> _The problem_
Repeat the material verbatim. Images are excluded from the copy.

> _Data_

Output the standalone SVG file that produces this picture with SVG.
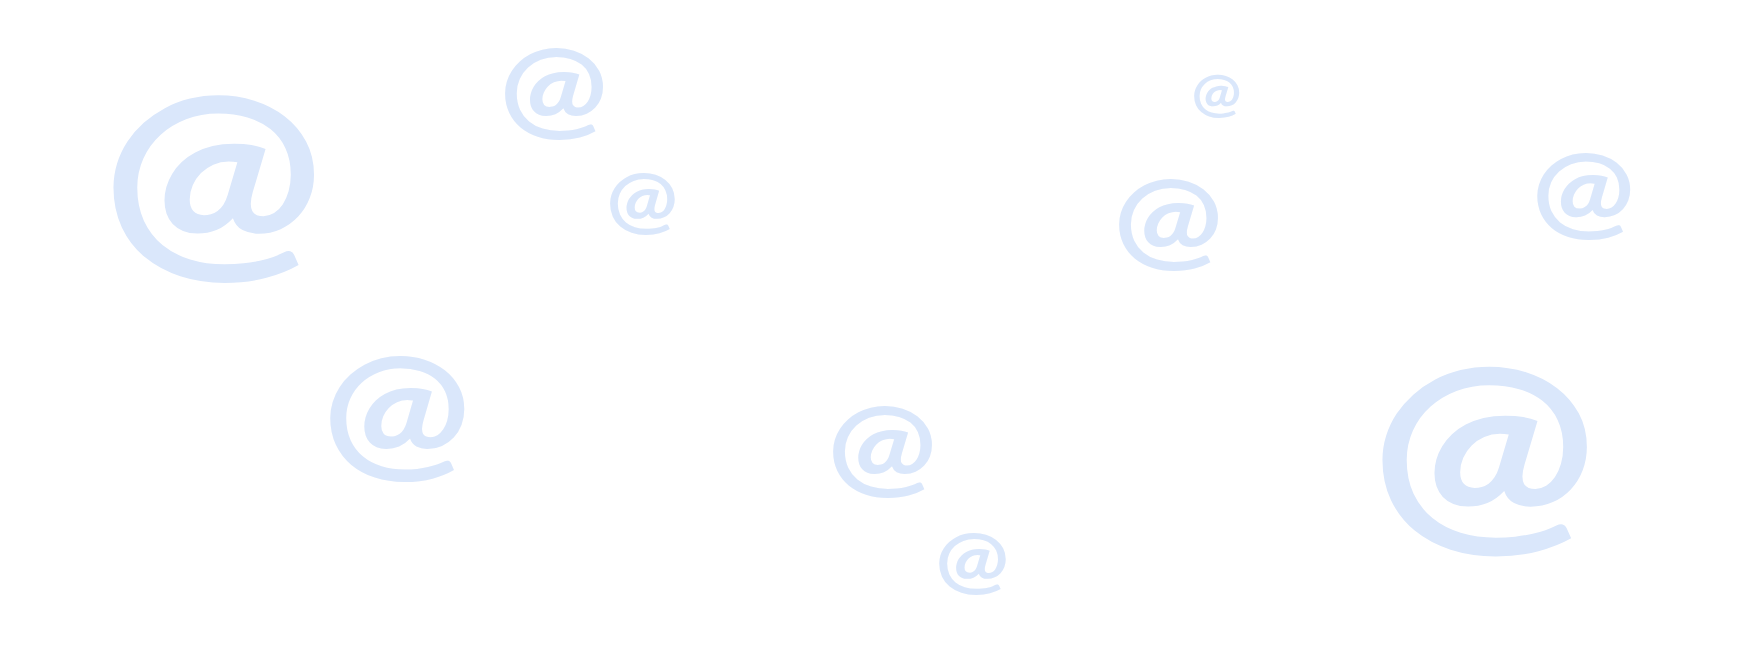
<svg xmlns="http://www.w3.org/2000/svg" width="1745" height="649" viewBox="0 0 1745 649">
<style>
.at{font-family:Lato,"Open Sans","Liberation Sans",sans-serif;font-weight:700;font-size:100px;fill:#dae7fb;text-anchor:middle;}
</style>
<rect width="1745" height="649" fill="#ffffff"/>
<g id="at1" transform="translate(212.9,255) scale(2.642,2.313)"><text class="at" x="0" y="0">@</text></g>
<g id="at2" transform="translate(553.7,125.5) scale(1.289,1.126)"><text class="at" x="0" y="0">@</text></g>
<g id="at3" transform="translate(642.2,226) scale(0.851,0.759)"><text class="at" x="0" y="0">@</text></g>
<g id="at4" transform="translate(1168.2,257.4) scale(1.302,1.138)"><text class="at" x="0" y="0">@</text></g>
<g id="at5" transform="translate(1216.4,111.7) scale(0.593,0.526)"><text class="at" x="0" y="0">@</text></g>
<g id="at6" transform="translate(1583.3,227.2) scale(1.224,1.065)"><text class="at" x="0" y="0">@</text></g>
<g id="at7" transform="translate(396.7,463.3) scale(1.765,1.554)"><text class="at" x="0" y="0">@</text></g>
<g id="at8" transform="translate(882.2,484.4) scale(1.302,1.138)"><text class="at" x="0" y="0">@</text></g>
<g id="at9" transform="translate(972.1,585.8) scale(0.876,0.771)"><text class="at" x="0" y="0">@</text></g>
<g id="at10" transform="translate(1483.8,528.2) scale(2.693,2.338)"><text class="at" x="0" y="0">@</text></g>
</svg>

> _Task solution_
Output the standalone SVG file that produces this picture with SVG.
<svg xmlns="http://www.w3.org/2000/svg" width="1745" height="649" viewBox="0 0 1745 649">
<style>
.at{font-family:Lato,"Open Sans","Liberation Sans",sans-serif;font-weight:700;font-size:100px;fill:#dae7fb;text-anchor:middle;}
</style>
<rect width="1745" height="649" fill="#ffffff"/>
<g id="at1" transform="translate(212.9,255) scale(2.642,2.313)"><text class="at" x="0" y="0">@</text></g>
<g id="at2" transform="translate(553.7,125.5) scale(1.289,1.126)"><text class="at" x="0" y="0">@</text></g>
<g id="at3" transform="translate(642.2,226) scale(0.851,0.759)"><text class="at" x="0" y="0">@</text></g>
<g id="at4" transform="translate(1168.2,257.4) scale(1.302,1.138)"><text class="at" x="0" y="0">@</text></g>
<g id="at5" transform="translate(1216.4,111.7) scale(0.593,0.526)"><text class="at" x="0" y="0">@</text></g>
<g id="at6" transform="translate(1583.3,227.2) scale(1.224,1.065)"><text class="at" x="0" y="0">@</text></g>
<g id="at7" transform="translate(396.7,463.3) scale(1.765,1.554)"><text class="at" x="0" y="0">@</text></g>
<g id="at8" transform="translate(882.2,484.4) scale(1.302,1.138)"><text class="at" x="0" y="0">@</text></g>
<g id="at9" transform="translate(972.1,585.8) scale(0.876,0.771)"><text class="at" x="0" y="0">@</text></g>
<g id="at10" transform="translate(1483.8,528.2) scale(2.693,2.338)"><text class="at" x="0" y="0">@</text></g>
</svg>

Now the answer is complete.